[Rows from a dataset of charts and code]
____________________
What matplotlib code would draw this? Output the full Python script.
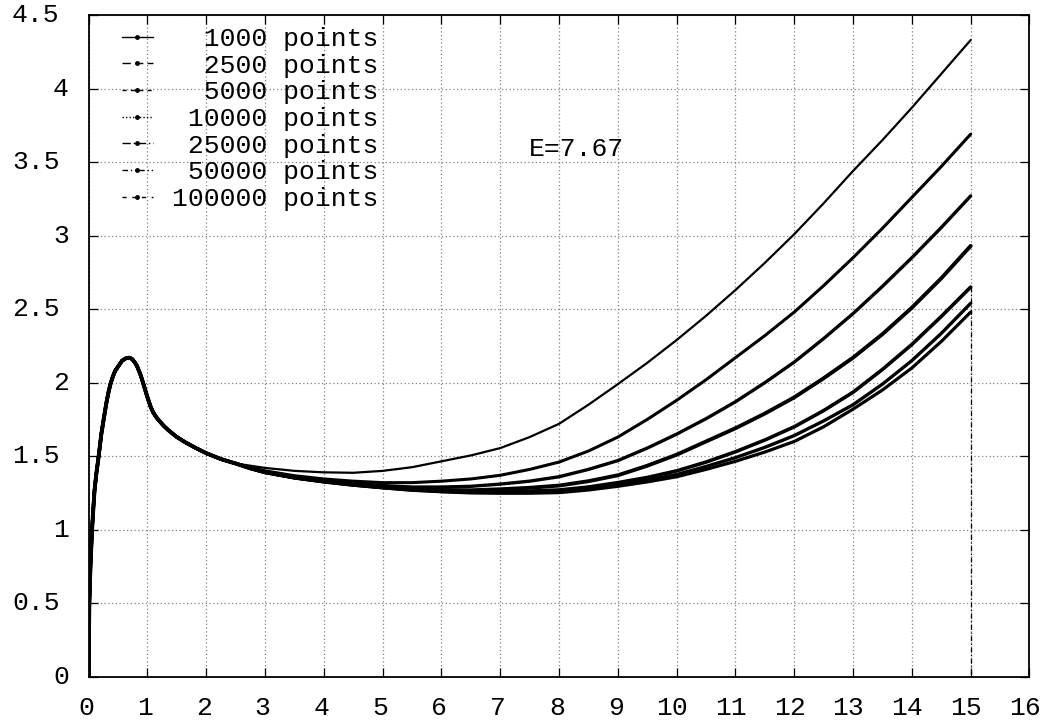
import matplotlib
matplotlib.use('Agg')
import matplotlib.pyplot as plt
from matplotlib.lines import Line2D
from matplotlib.transforms import ScaledTranslation

# ---------------- data ----------------
# common start of all runs (x <= 2.5)
x_early = [0.0, 0.004, 0.011, 0.03, 0.057, 0.08, 0.1, 0.13, 0.17, 0.215, 0.255, 0.30,
           0.34, 0.37, 0.41, 0.45, 0.51, 0.57, 0.63, 0.69, 0.74, 0.78, 0.82, 0.85,
           0.88, 0.905, 0.95, 1.0, 1.05, 1.1, 1.15, 1.2, 1.28, 1.36, 1.5, 1.64, 1.8,
           2.0, 2.25, 2.5]
y_early = [0.0, 0.25, 0.5, 0.75, 1.0, 1.15, 1.27, 1.38, 1.5, 1.65, 1.75, 1.86,
           1.94, 1.99, 2.04, 2.08, 2.115, 2.15, 2.165, 2.17, 2.16, 2.14, 2.115, 2.085,
           2.055, 2.025, 1.965, 1.9, 1.84, 1.795, 1.765, 1.74, 1.705, 1.675, 1.63, 1.595, 1.56,
           1.52, 1.48, 1.45]

x_late = [2.75, 3.0, 3.5, 4.0, 4.5, 5.0, 5.5, 6.0, 6.5, 7.0, 7.5, 8.0, 8.5, 9.0, 9.5,
          10.0, 10.5, 11.0, 11.5, 12.0, 12.5, 13.0, 13.5, 14.0, 14.5, 15.0]
y_1000 = [1.435, 1.42, 1.40, 1.39, 1.387, 1.40, 1.425, 1.465, 1.505, 1.555, 1.63, 1.72, 1.85,
          1.99, 2.135, 2.29, 2.455, 2.63, 2.815, 3.01, 3.22, 3.44, 3.65, 3.87, 4.10, 4.33]
y_2500 = [1.425, 1.40, 1.367, 1.345, 1.33, 1.32, 1.32, 1.33, 1.345, 1.37, 1.41, 1.46, 1.535,
          1.63, 1.75, 1.88, 2.02, 2.17, 2.32, 2.48, 2.66, 2.85, 3.05, 3.26, 3.47, 3.69]
y_5000 = [1.42, 1.395, 1.36, 1.335, 1.315, 1.30, 1.29, 1.29, 1.295, 1.31, 1.33, 1.36, 1.41,
          1.47, 1.555, 1.65, 1.755, 1.87, 2.0, 2.14, 2.30, 2.47, 2.655, 2.85, 3.055, 3.27]
y_10000 = [1.417, 1.39, 1.355, 1.33, 1.307, 1.29, 1.277, 1.27, 1.268, 1.275, 1.285, 1.30, 1.33,
           1.37, 1.435, 1.51, 1.60, 1.69, 1.79, 1.90, 2.03, 2.17, 2.33, 2.51, 2.71, 2.93]
y_25000 = [1.417, 1.39, 1.355, 1.33, 1.307, 1.29, 1.275, 1.265, 1.26, 1.26, 1.262, 1.27, 1.29,
           1.32, 1.355, 1.40, 1.46, 1.53, 1.61, 1.70, 1.81, 1.935, 2.09, 2.26, 2.45, 2.65]
y_50000 = [1.417, 1.39, 1.352, 1.325, 1.303, 1.285, 1.27, 1.26, 1.254, 1.252, 1.253, 1.26, 1.28,
           1.305, 1.338, 1.375, 1.43, 1.49, 1.56, 1.64, 1.74, 1.85, 1.99, 2.15, 2.335, 2.54]
y_100000 = [1.417, 1.39, 1.352, 1.325, 1.303, 1.285, 1.268, 1.258, 1.25, 1.248, 1.248, 1.252, 1.27,
            1.295, 1.325, 1.36, 1.41, 1.465, 1.528, 1.60, 1.70, 1.82, 1.95, 2.10, 2.28, 2.48]

series_labels = ['1000 points', '2500 points', '5000 points', '10000 points',
                 '25000 points', '50000 points', '100000 points']
series_late = [y_1000, y_2500, y_5000, y_10000, y_25000, y_50000, y_100000]
# end of the runs drops to zero at x = 15
drop_x = [15.0, 15.0]
drop_y = [2.65, 0.0]

xticks = list(range(0, 17))
yticks = [0, 0.5, 1, 1.5, 2, 2.5, 3, 3.5, 4, 4.5]
ytick_labels = ['0', '0.5', '1', '1.5', '2', '2.5', '3', '3.5', '4', '4.5']
annotation = 'E=7.67'

# ---------------- styling ----------------
FONT = 'Liberation Mono'
FS = 19
plt.rcParams['font.family'] = [FONT, 'DejaVu Sans Mono']

fig = plt.figure(figsize=(10.42, 7.23), dpi=100)
ax = fig.add_axes([0.0851, 0.0640, 0.9029, 0.9152])

widths = [1.6, 2.2, 2.4, 2.8, 2.6, 2.4, 2.3]
legend_styles = ['-', (0, (6, 3)), (0, (3, 3)), (0, (1, 1.5)), (0, (6, 2, 1, 2)),
                 (0, (4, 2, 1, 2, 1, 2)), (0, (3, 4))]

for yl, lw in zip(series_late, widths):
    xs = x_early + x_late
    ys = y_early + yl
    ax.plot(xs, ys, color='black', lw=lw, solid_capstyle='round',
            solid_joinstyle='round', zorder=3)

ax.plot(drop_x, drop_y, color='black', lw=0.9, ls=(0, (4, 2, 1, 2)), zorder=3)

ax.set_xlim(0, 16)
ax.set_ylim(0, 4.5)
ax.set_xticks(xticks)
ax.set_yticks(yticks)
ax.tick_params(direction='in', length=6.5, width=0.9, top=True, right=True,
               labelleft=False, labelbottom=False)
for sp in ax.spines.values():
    sp.set_linewidth(1.3)
ax.grid(True, color='#808080', lw=0.9, ls=(0, (1, 2)))
ax.set_axisbelow(True)

# tick labels positioned in gnuplot fashion
for yv, lab in zip(yticks, ytick_labels):
    n = len(lab)
    dx = (73.5 - 20.5 * n - 88.7) / 100.0
    tr = ax.get_yaxis_transform() + ScaledTranslation(dx, 0, fig.dpi_scale_trans)
    ax.text(0, yv, lab, transform=tr, ha='left', va='center', fontsize=FS,
            family=FONT, clip_on=False)
for xv in xticks:
    lab = str(xv)
    n = len(lab)
    dx = (-10.25 * n) / 100.0
    tr = ax.get_xaxis_transform() + ScaledTranslation(dx, -31 / 100.0, fig.dpi_scale_trans)
    ax.text(xv, 0, lab, transform=tr, ha='left', va='center', fontsize=FS,
            family=FONT, clip_on=False)

ax.text(7.49, 3.59, annotation, ha='left', va='center', fontsize=FS, family=FONT)

handles = [Line2D([], [], color='black', lw=1.0, ls=st, marker='o', markersize=2.5)
           for st in legend_styles]
labels = [s.rjust(13) for s in series_labels]
ax.legend(handles, labels, loc='upper left', bbox_to_anchor=(0.035, 0.982),
          frameon=False, prop={'family': FONT, 'size': FS}, handlelength=1.2,
          handletextpad=0.7, labelspacing=0.10, borderpad=0, borderaxespad=0)

fig.savefig('out.png', dpi=100)
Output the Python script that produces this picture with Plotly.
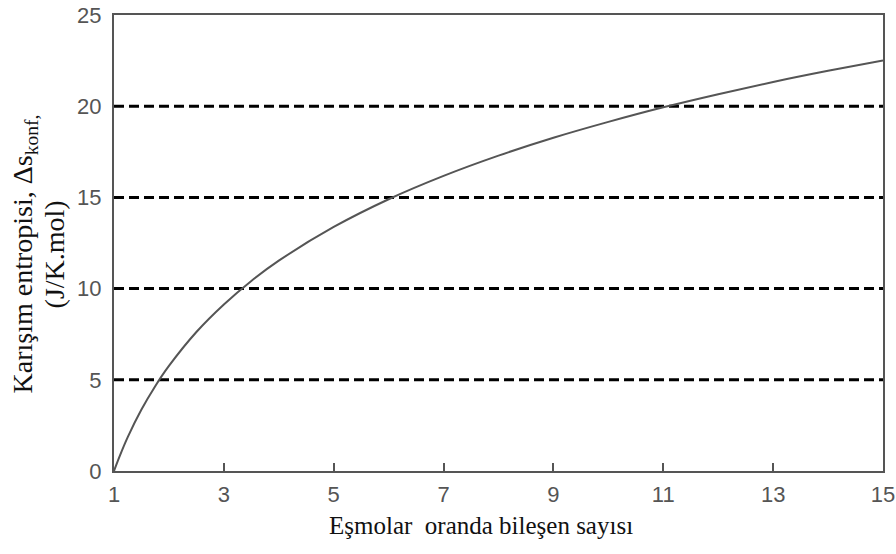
import plotly.graph_objects as go

# Data
n_components = [1, 1.1, 1.25, 1.5, 1.75, 2, 2.5, 3, 3.5, 4, 5, 6, 7, 8, 9, 10, 11, 12, 13, 14, 15]
entropy = [0.0, 0.79, 1.86, 3.37, 4.65, 5.76, 7.62, 9.13, 10.42, 11.53, 13.38, 14.90, 16.18, 17.29,
           18.27, 19.14, 19.94, 20.66, 21.33, 21.94, 22.51]
ref_levels = [5, 10, 15, 20]
x_ticks = [1, 3, 5, 7, 9, 11, 13, 15]
y_ticks = [0, 5, 10, 15, 20, 25]

fig = go.Figure()

for lv in ref_levels:
    fig.add_trace(go.Scatter(
        x=[x_ticks[0], x_ticks[-1]], y=[lv, lv], mode="lines",
        line=dict(color="black", width=3, dash="10px,5px"),
        hoverinfo="skip", showlegend=False, cliponaxis=False))

fig.add_trace(go.Scatter(
    x=n_components, y=entropy, mode="lines",
    line=dict(color="#555555", width=2, shape="spline", smoothing=1.0),
    showlegend=False))

tick_font = dict(family="Liberation Sans", size=22, color="#555555")
xtitle_font = dict(family="Liberation Serif", size=25, color="#111111")
ytitle_font = dict(family="Liberation Serif", size=28, color="#111111")

fig.update_layout(
    width=896, height=554,
    margin=dict(l=114, r=13, t=15, b=83, autoexpand=False),
    paper_bgcolor="white", plot_bgcolor="white",
    xaxis=dict(range=[1, 15], tickvals=x_ticks, ticktext=[str(v) for v in x_ticks],
               showgrid=False, zeroline=False, showline=True, linecolor="#555555", linewidth=2,
               mirror=True, ticks="inside", ticklen=8, tickwidth=2, tickcolor="#555555",
               tickfont=tick_font, ticklabelstandoff=3, automargin=False),
    yaxis=dict(range=[0, 25], tickvals=y_ticks, ticktext=[str(v) for v in y_ticks],
               showgrid=False, zeroline=False, showline=True, linecolor="#555555", linewidth=2,
               mirror=True, ticks="", tickfont=tick_font, ticklabelstandoff=6, automargin=False),
    annotations=[
        dict(text="Eşmolar&nbsp; oranda bileşen sayısı", xref="paper", yref="paper",
             x=0.477, y=-0.119, xanchor="center", yanchor="middle", showarrow=False,
             font=xtitle_font),
        dict(text="Karışım entropisi, Δs<sub>konf,</sub>", xref="paper", yref="paper",
             x=-0.117, y=0.475, xanchor="center", yanchor="middle", showarrow=False,
             textangle=-90, font=ytitle_font),
        dict(text="(J/K.mol)", xref="paper", yref="paper",
             x=-0.078, y=0.475, xanchor="center", yanchor="middle", showarrow=False,
             textangle=-90, font=ytitle_font),
    ],
)

fig.write_html("out.html")
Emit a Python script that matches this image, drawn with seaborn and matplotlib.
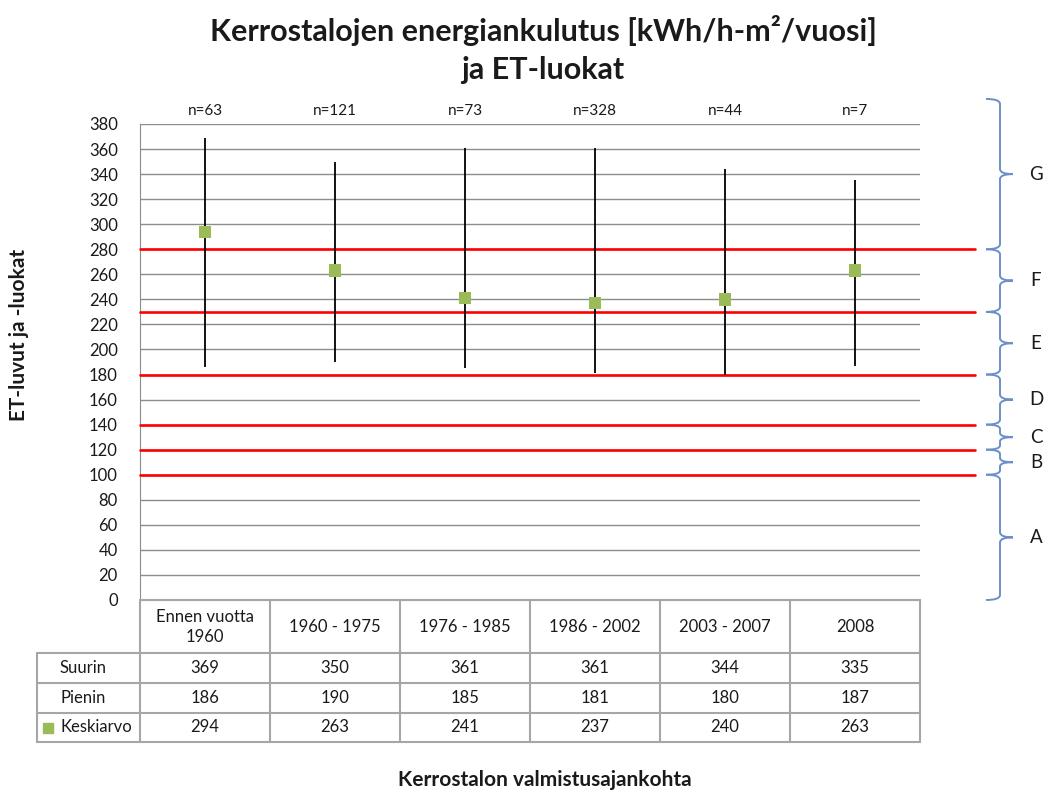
import numpy as np
import pandas as pd
import matplotlib
matplotlib.use("Agg")
import matplotlib.pyplot as plt
import seaborn as sns
from matplotlib.path import Path
from matplotlib.patches import PathPatch

# Data
periods = ["Ennen vuotta\n1960", "1960 - 1975", "1976 - 1985", "1986 - 2002", "2003 - 2007", "2008"]
n_counts = [63, 121, 73, 328, 44, 7]
suurin = [369, 350, 361, 361, 344, 335]
pienin = [186, 190, 185, 181, 180, 187]
keskiarvo = [294, 263, 241, 237, 240, 263]

# ET classes and their limits
class_labels = ["A", "B", "C", "D", "E", "F", "G"]
class_bounds = [0, 100, 120, 140, 180, 230, 280, 400]
yticks = list(range(0, 381, 20))

sns.set_style("white")
plt.rcParams['font.family'] = ['Lato', 'DejaVu Sans']

W, H = 1046, 791
GREEN = "#9bbb59"
GRID = "#8c8c8c"
TABLE = "#a6a6a6"
BRACE = "#6b8fc6"
TXT = "#1a1a1a"

df = pd.DataFrame({"pos": range(len(periods)), "suurin": suurin,
                   "pienin": pienin, "keskiarvo": keskiarvo})

fig = plt.figure(figsize=(W / 100, H / 100), dpi=100)

# plot area in pixel coords: x 140..920, y 124..600
ax = fig.add_axes([140 / W, 1 - 600 / H, 780 / W, 476 / H])
ax.set_xlim(-0.5, len(periods) - 0.5)
ax.set_ylim(0, 380)
ax.set_yticks(yticks)
ax.set_xticks([])
ax.yaxis.grid(True, color=GRID, lw=1)
ax.set_axisbelow(True)
for s in ["top", "right"]:
    ax.spines[s].set_visible(False)
ax.spines["left"].set_color(GRID)
ax.spines["bottom"].set_color(TABLE)
ax.tick_params(axis="y", length=0, pad=16, labelsize=12, labelcolor=TXT)

# class limit lines (extend past the plot area)
x_end = (975 - 140) / 130 - 0.5
for b in class_bounds[1:-1]:
    ax.plot([-0.5, x_end], [b, b], color="red", lw=1.9, clip_on=False, zorder=3)

# min-max ranges and means
ax.vlines(df["pos"], df["pienin"], df["suurin"], color="black", lw=1.3, zorder=4)
sns.scatterplot(data=df, x="pos", y="keskiarvo", marker="s", s=80, color=GREEN,
                edgecolor="none", zorder=5, ax=ax, legend=False)
ax.set_xlabel("")
ax.set_ylabel("")

# curly braces for the classes
def axfrac(px):
    return (px - 140) / 780

trans = ax.get_yaxis_transform()
x0, x1, x2 = axfrac(986), axfrac(1000), axfrac(1013)
for lab, lo, hi in zip(class_labels, class_bounds[:-1], class_bounds[1:]):
    r = min(4, (hi - lo) / 6)
    ym = (lo + hi) / 2
    verts = [(x0, hi), (x1, hi), (x1, hi - r),
             (x1, ym + r),
             (x1, ym), (x2, ym),
             (x1, ym), (x1, ym - r),
             (x1, lo + r),
             (x1, lo), (x0, lo)]
    codes = [Path.MOVETO, Path.CURVE3, Path.CURVE3,
             Path.LINETO,
             Path.CURVE3, Path.CURVE3,
             Path.CURVE3, Path.CURVE3,
             Path.LINETO,
             Path.CURVE3, Path.CURVE3]
    ax.add_patch(PathPatch(Path(verts, codes), fill=False, edgecolor=BRACE,
                           lw=1.4, transform=trans, clip_on=False))
    ax.text(axfrac(1036), ym, lab, transform=trans, ha="center", va="center",
            fontsize=13.5, color=TXT)

# n labels above the plot
for i, n in enumerate(n_counts):
    ax.text(i, 390, f"n={n}", ha="center", va="center", fontsize=11,
            color=TXT, clip_on=False)

# data table under the plot, drawn in pixel coordinates
tax = fig.add_axes([0, 0, 1, 1])
tax.set_xlim(0, W)
tax.set_ylim(H, 0)
tax.axis("off")
col_x = [140 + 130 * i for i in range(len(periods) + 1)]
row_y = [600, 653, 683, 713, 742]
tax.plot([140, 920], [600, 600], color=TABLE, lw=1.5)
for y in row_y[1:]:
    tax.plot([37, 920], [y, y], color=TABLE, lw=1.5)
tax.plot([37, 37], [653, 742], color=TABLE, lw=1.5)
for x in col_x:
    tax.plot([x, x], [600, 742], color=TABLE, lw=1.5)

for i, p in enumerate(periods):
    cx = col_x[i] + 65
    tax.text(cx, 627, p, ha="center", va="center", fontsize=12,
             color=TXT, linespacing=1.3)
    for row, vals in enumerate([suurin, pienin, keskiarvo]):
        cy = (row_y[row + 1] + row_y[row + 2]) / 2
        tax.text(cx, cy, str(vals[i]), ha="center", va="center",
                 fontsize=12, color=TXT)

row_names = ["Suurin", "Pienin", "Keskiarvo"]
for row, name in enumerate(row_names):
    cy = (row_y[row + 1] + row_y[row + 2]) / 2
    tax.text(60, cy, name, ha="left", va="center", fontsize=12, color=TXT)
tax.plot([48], [(row_y[3] + row_y[4]) / 2], marker="s", ms=6.5, color=GREEN, ls="none")

# titles and axis labels
fig.text(543 / W, 1 - 30 / H, "Kerrostalojen energiankulutus [kWh/h-m²/vuosi]",
         ha="center", va="center", fontsize=22, fontweight="bold", color=TXT)
fig.text(543 / W, 1 - 70 / H, "ja ET-luokat",
         ha="center", va="center", fontsize=22, fontweight="bold", color=TXT)
fig.text(19 / W, 1 - 335 / H, "ET-luvut ja -luokat", rotation=90,
         ha="center", va="center", fontsize=15, fontweight="bold", color=TXT)
fig.text(545 / W, 1 - 780 / H, "Kerrostalon valmistusajankohta",
         ha="center", va="center", fontsize=15, fontweight="bold", color=TXT)

fig.savefig("out.png", dpi=100)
____________________
Your objective:
Write down every line from the opening of the listing to the line with "from matplotlib.transforms import", both included, and nothing else; the pictures are omitted.

Solved exercise:
What matplotlib code would draw this? Output the full Python script.
import matplotlib
matplotlib.use('Agg')
import matplotlib.pyplot as plt
from matplotlib.lines import Line2D
from matplotlib.transforms import ScaledTranslation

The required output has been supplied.